2026-05-03
When you write std::atomic<int>::compare_exchange_strong() or use LOCK CMPXCHG in x86 assembly, something remarkable happens in hardware. The CPU must guarantee that a read-modify-write sequence on a memory location appears indivisible to every other core in the system. This isn't just software convention — it requires dedicated hardware support.
How x86 implements atomics: The LOCK prefix on x86 instructions (like LOCK ADD, LOCK CMPXCHG) originally asserted a bus lock signal, literally preventing other cores from accessing memory. Modern processors are smarter. If the target address is in the L1 cache and the line is in Modified or Exclusive state (from MESI), the core simply locks that cache line internally — no bus lock needed. This optimization, called cache lock, is why aligned atomic operations on x86 are far cheaper than you'd expect. An aligned LOCK ADD on a hot cache line costs roughly 20 cycles on modern Intel cores, versus hundreds of cycles if the line must be fetched from another core.
How ARM/RISC-V differ — LL/SC: ARM and RISC-V use a fundamentally different primitive: Load-Linked / Store-Conditional (called LDXR/STXR on ARM, LR/SC on RISC-V). Load-Linked reads a value and sets an invisible hardware reservation on that cache line. Store-Conditional writes back only if the reservation is still intact. If another core touched that line in between, the store fails and your code retries in a loop. The hardware tracks reservations using a small reservation register per core — typically just an address tag and a valid bit.
The tradeoff: x86's LOCK approach guarantees forward progress — the operation always completes. LL/SC can theoretically livelock if two cores keep invalidating each other's reservations. Real hardware mitigates this with randomized backoff and by making the reservation granularity a full cache line (64 bytes), but pathological cases exist. ARM added LSE (Large System Extensions) in ARMv8.1 with CAS/LDADD instructions that behave more like x86 atomics — a concession that LL/SC alone isn't always sufficient for large core counts.
Rule of thumb: An atomic operation on a cache line already owned by your core costs ~20 cycles. A contended atomic where the line bounces between cores costs 50–200+ cycles, dominated by the coherence round-trip across the interconnect. At 4 GHz, that 200-cycle penalty is 50 nanoseconds — enough time to do 800 simple ALU operations.

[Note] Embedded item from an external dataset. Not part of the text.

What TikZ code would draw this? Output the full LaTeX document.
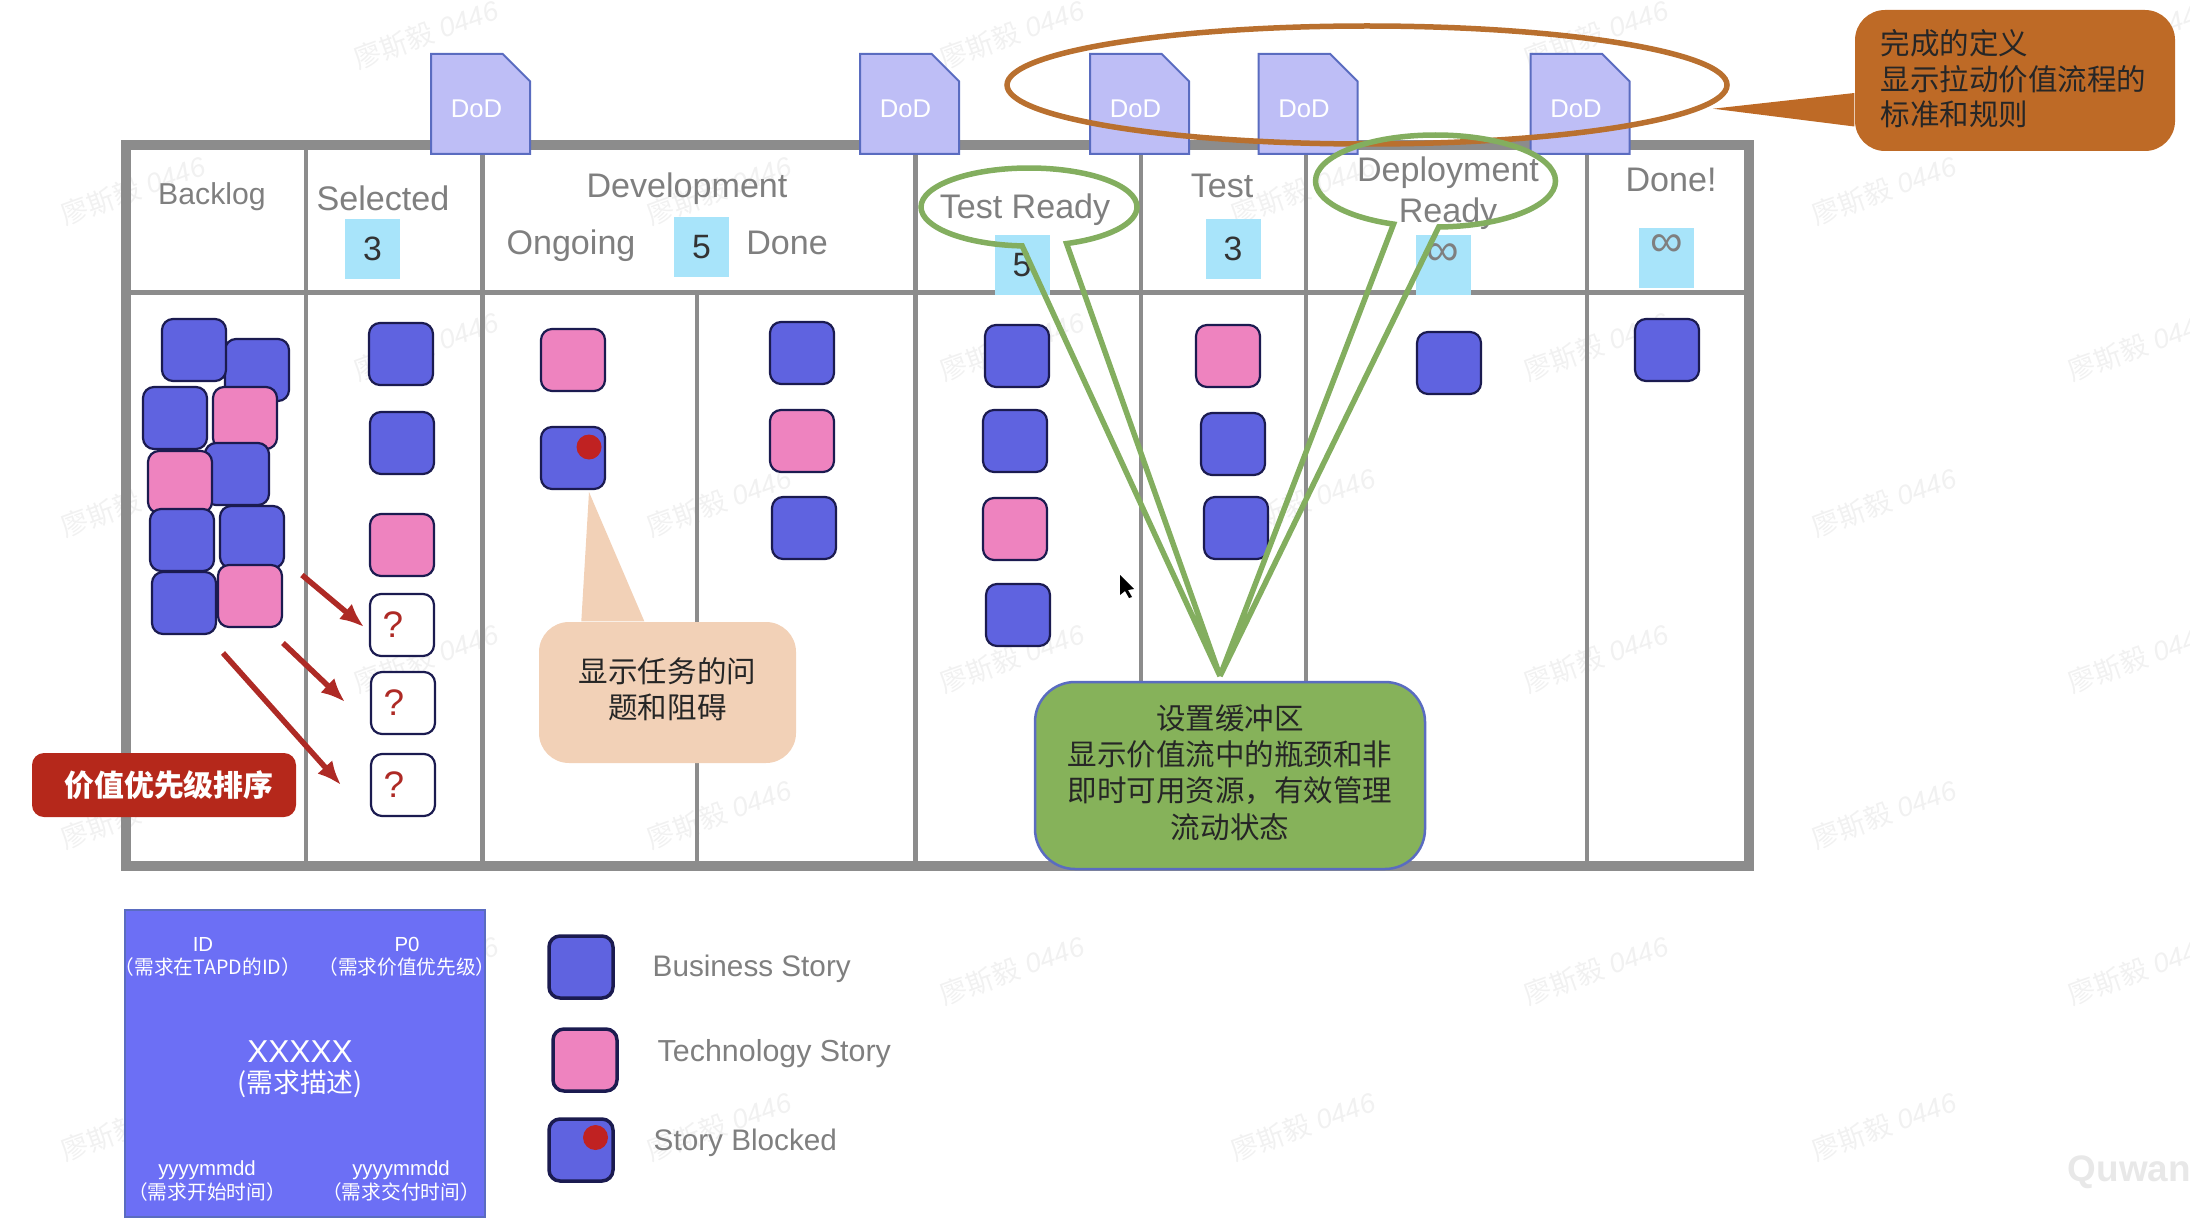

Real-world impact: This is why concurrent data structures use padding to prevent false sharing — if two independent atomics share a 64-byte cache line, every operation on one invalidates the other core's reservation or cache lock, inflating a 20-cycle operation to 200 cycles. Java's @Contended annotation and C++'s alignas(64) exist specifically because of this hardware reality.